Written problem
Quote the records that follow in full, leaving the pictures out.

[START OF Provided information]

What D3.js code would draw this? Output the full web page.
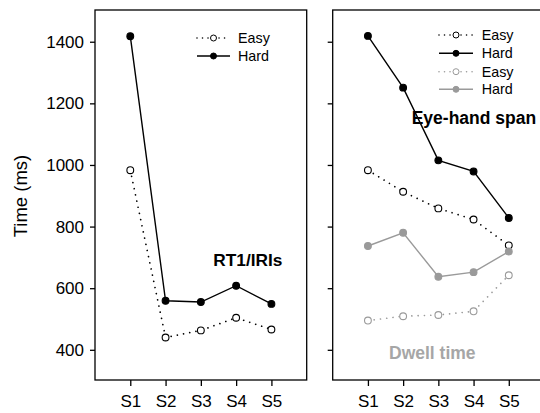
<!DOCTYPE html>
<html><head><meta charset="utf-8">
<script src="https://cdn.jsdelivr.net/npm/d3@7"></script>
<style>body{margin:0;background:#fff}svg{display:block}text{font-family:"Liberation Sans",Arial,sans-serif}</style>
</head><body>
<svg id="c" width="540" height="413"></svg>
<script>
const sessions = ["S1","S2","S3","S4","S5"];
const yTicks = [400,600,800,1000,1200,1400];
const rtEasy = [983,440,463,504,466];
const rtHard = [1418,559,555,608,549];
const ehsEasy = [983,913,859,823,739];
const ehsHard = [1419,1251,1015,979,828];
const dwellEasy = [495,509,513,525,642];
const dwellHard = [737,780,637,652,719];

const svg = d3.select("#c");
const plotTop = 10, plotBottom = 380;
const y = d3.scaleLinear().domain([302,1503]).range([plotBottom, plotTop]);
const panels = [{x0:95, x1:306.7, labels:true}, {x0:332.7, x1:544, labels:false}];
const gray = "#9a9a9a";
const DOT = "0.01,6.3";

panels.forEach(p => {
  p.x = d3.scalePoint().domain(["", ...sessions, " "]).range([p.x0, p.x1]);
  const g = svg.append("g");
  g.append("rect").attr("x",p.x0).attr("y",plotTop).attr("width",p.x1-p.x0).attr("height",plotBottom-plotTop)
    .attr("fill","none").attr("stroke","#000").attr("stroke-width",1.3);
  const ya = d3.axisLeft(y).tickValues(yTicks).tickSize(5).tickPadding(6).tickFormat(d3.format("d"));
  if(!p.labels) ya.tickFormat("");
  const yg = g.append("g").attr("transform",`translate(${p.x0},0)`).call(ya);
  yg.select(".domain").remove();
  yg.selectAll("line").attr("stroke","#000").attr("stroke-width",1.3);
  yg.selectAll("text").attr("font-size",17).attr("fill","#000").attr("font-family","Liberation Sans, Arial");
  const xa = d3.axisBottom(p.x).tickValues(sessions).tickSize(6).tickPadding(9);
  const xg = g.append("g").attr("transform",`translate(0,${plotBottom})`).call(xa);
  xg.select(".domain").remove();
  xg.selectAll("line").attr("stroke","#000").attr("stroke-width",1.3);
  xg.selectAll("text").attr("font-size",17).attr("fill","#000").attr("font-family","Liberation Sans, Arial");
});

function series(p, vals, color, filled, dotted){
  const line = d3.line().x((d,i)=>p.x(sessions[i])).y(d=>y(d));
  svg.append("path").datum(vals).attr("d",line).attr("fill","none").attr("stroke",color)
    .attr("stroke-width",dotted?1.7:1.4).attr("stroke-dasharray",dotted?DOT:null)
    .attr("stroke-linecap",dotted?"round":"butt");
  svg.append("g").selectAll("circle").data(vals).join("circle")
    .attr("cx",(d,i)=>p.x(sessions[i])).attr("cy",d=>y(d)).attr("r",3.4)
    .attr("fill",filled?color:"#fff").attr("stroke",color).attr("stroke-width",1.1);
}
const L = panels[0], R = panels[1];
series(L, rtEasy, "#000", false, true);
series(L, rtHard, "#000", true, false);
series(R, ehsEasy, "#000", false, true);
series(R, ehsHard, "#000", true, false);
series(R, dwellEasy, gray, false, true);
series(R, dwellHard, gray, true, false);

function legend(x0, x1, tx, yc, label, color, filled, dotted){
  const g = svg.append("g");
  g.append("line").attr("x1",x0).attr("x2",x1).attr("y1",yc).attr("y2",yc).attr("stroke",color)
    .attr("stroke-width",dotted?1.6:1.4).attr("stroke-dasharray",dotted?"0.01,5.5":null).attr("stroke-linecap",dotted?"round":"butt");
  g.append("circle").attr("cx",(x0+x1)/2).attr("cy",yc).attr("r",3)
    .attr("fill",filled?color:"#fff").attr("stroke",color).attr("stroke-width",1);
  g.append("text").attr("x",tx).attr("y",yc).attr("dy","0.35em").attr("font-size",14.3).attr("fill","#000").text(label);
}
legend(197,230,238,38,"Easy","#000",false,true);
legend(197,230,238,56,"Hard","#000",true,false);
legend(439,473,481.7,35,"Easy","#000",false,true);
legend(439,473,481.7,53.3,"Hard","#000",true,false);
legend(439,473,481.7,71.7,"Easy",gray,false,true);
legend(439,473,481.7,89.3,"Hard",gray,true,false);

svg.append("text").attr("x",213.3).attr("y",266).attr("font-size",17.3).attr("font-weight","bold").attr("fill","#000").text("RT1/IRIs");
svg.append("text").attr("x",411.7).attr("y",124).attr("font-size",17.5).attr("font-weight","bold").attr("fill","#000").text("Eye-hand span");
svg.append("text").attr("x",389).attr("y",359).attr("font-size",17.5).attr("font-weight","bold").attr("fill","#a6a6a6").text("Dwell time");
svg.append("text").attr("transform","translate(26.5,196) rotate(-90)").attr("text-anchor","middle")
  .attr("font-size",18.5).attr("fill","#000").text("Time (ms)");
</script>
</body></html>
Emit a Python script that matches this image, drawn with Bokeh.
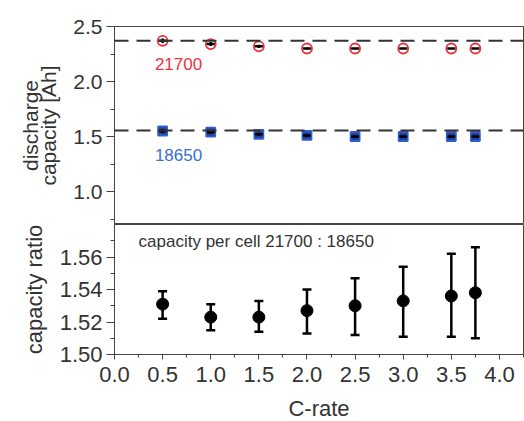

[END OF Provided information]

Response below
What D3.js code would draw this? Output the full web page.
<!DOCTYPE html>
<html><head><meta charset="utf-8">
<script src="https://cdn.jsdelivr.net/npm/d3@7"></script>
<style>body{margin:0;background:#fff}svg{display:block}text{font-family:"Liberation Sans",Arial,sans-serif}</style>
</head><body>
<svg id="c" width="540" height="413"></svg>
<script>
const sessions = ["S1","S2","S3","S4","S5"];
const yTicks = [400,600,800,1000,1200,1400];
const rtEasy = [983,440,463,504,466];
const rtHard = [1418,559,555,608,549];
const ehsEasy = [983,913,859,823,739];
const ehsHard = [1419,1251,1015,979,828];
const dwellEasy = [495,509,513,525,642];
const dwellHard = [737,780,637,652,719];

const svg = d3.select("#c");
const plotTop = 10, plotBottom = 380;
const y = d3.scaleLinear().domain([302,1503]).range([plotBottom, plotTop]);
const panels = [{x0:95, x1:306.7, labels:true}, {x0:332.7, x1:544, labels:false}];
const gray = "#9a9a9a";
const DOT = "0.01,6.3";

panels.forEach(p => {
  p.x = d3.scalePoint().domain(["", ...sessions, " "]).range([p.x0, p.x1]);
  const g = svg.append("g");
  g.append("rect").attr("x",p.x0).attr("y",plotTop).attr("width",p.x1-p.x0).attr("height",plotBottom-plotTop)
    .attr("fill","none").attr("stroke","#000").attr("stroke-width",1.3);
  const ya = d3.axisLeft(y).tickValues(yTicks).tickSize(5).tickPadding(6).tickFormat(d3.format("d"));
  if(!p.labels) ya.tickFormat("");
  const yg = g.append("g").attr("transform",`translate(${p.x0},0)`).call(ya);
  yg.select(".domain").remove();
  yg.selectAll("line").attr("stroke","#000").attr("stroke-width",1.3);
  yg.selectAll("text").attr("font-size",17).attr("fill","#000").attr("font-family","Liberation Sans, Arial");
  const xa = d3.axisBottom(p.x).tickValues(sessions).tickSize(6).tickPadding(9);
  const xg = g.append("g").attr("transform",`translate(0,${plotBottom})`).call(xa);
  xg.select(".domain").remove();
  xg.selectAll("line").attr("stroke","#000").attr("stroke-width",1.3);
  xg.selectAll("text").attr("font-size",17).attr("fill","#000").attr("font-family","Liberation Sans, Arial");
});

function series(p, vals, color, filled, dotted){
  const line = d3.line().x((d,i)=>p.x(sessions[i])).y(d=>y(d));
  svg.append("path").datum(vals).attr("d",line).attr("fill","none").attr("stroke",color)
    .attr("stroke-width",dotted?1.7:1.4).attr("stroke-dasharray",dotted?DOT:null)
    .attr("stroke-linecap",dotted?"round":"butt");
  svg.append("g").selectAll("circle").data(vals).join("circle")
    .attr("cx",(d,i)=>p.x(sessions[i])).attr("cy",d=>y(d)).attr("r",3.4)
    .attr("fill",filled?color:"#fff").attr("stroke",color).attr("stroke-width",1.1);
}
const L = panels[0], R = panels[1];
series(L, rtEasy, "#000", false, true);
series(L, rtHard, "#000", true, false);
series(R, ehsEasy, "#000", false, true);
series(R, ehsHard, "#000", true, false);
series(R, dwellEasy, gray, false, true);
series(R, dwellHard, gray, true, false);

function legend(x0, x1, tx, yc, label, color, filled, dotted){
  const g = svg.append("g");
  g.append("line").attr("x1",x0).attr("x2",x1).attr("y1",yc).attr("y2",yc).attr("stroke",color)
    .attr("stroke-width",dotted?1.6:1.4).attr("stroke-dasharray",dotted?"0.01,5.5":null).attr("stroke-linecap",dotted?"round":"butt");
  g.append("circle").attr("cx",(x0+x1)/2).attr("cy",yc).attr("r",3)
    .attr("fill",filled?color:"#fff").attr("stroke",color).attr("stroke-width",1);
  g.append("text").attr("x",tx).attr("y",yc).attr("dy","0.35em").attr("font-size",14.3).attr("fill","#000").text(label);
}
legend(197,230,238,38,"Easy","#000",false,true);
legend(197,230,238,56,"Hard","#000",true,false);
legend(439,473,481.7,35,"Easy","#000",false,true);
legend(439,473,481.7,53.3,"Hard","#000",true,false);
legend(439,473,481.7,71.7,"Easy",gray,false,true);
legend(439,473,481.7,89.3,"Hard",gray,true,false);

svg.append("text").attr("x",213.3).attr("y",266).attr("font-size",17.3).attr("font-weight","bold").attr("fill","#000").text("RT1/IRIs");
svg.append("text").attr("x",411.7).attr("y",124).attr("font-size",17.5).attr("font-weight","bold").attr("fill","#000").text("Eye-hand span");
svg.append("text").attr("x",389).attr("y",359).attr("font-size",17.5).attr("font-weight","bold").attr("fill","#a6a6a6").text("Dwell time");
svg.append("text").attr("transform","translate(26.5,196) rotate(-90)").attr("text-anchor","middle")
  .attr("font-size",18.5).attr("fill","#000").text("Time (ms)");
</script>
</body></html>
Emit a Python script that matches this image, drawn with Bokeh.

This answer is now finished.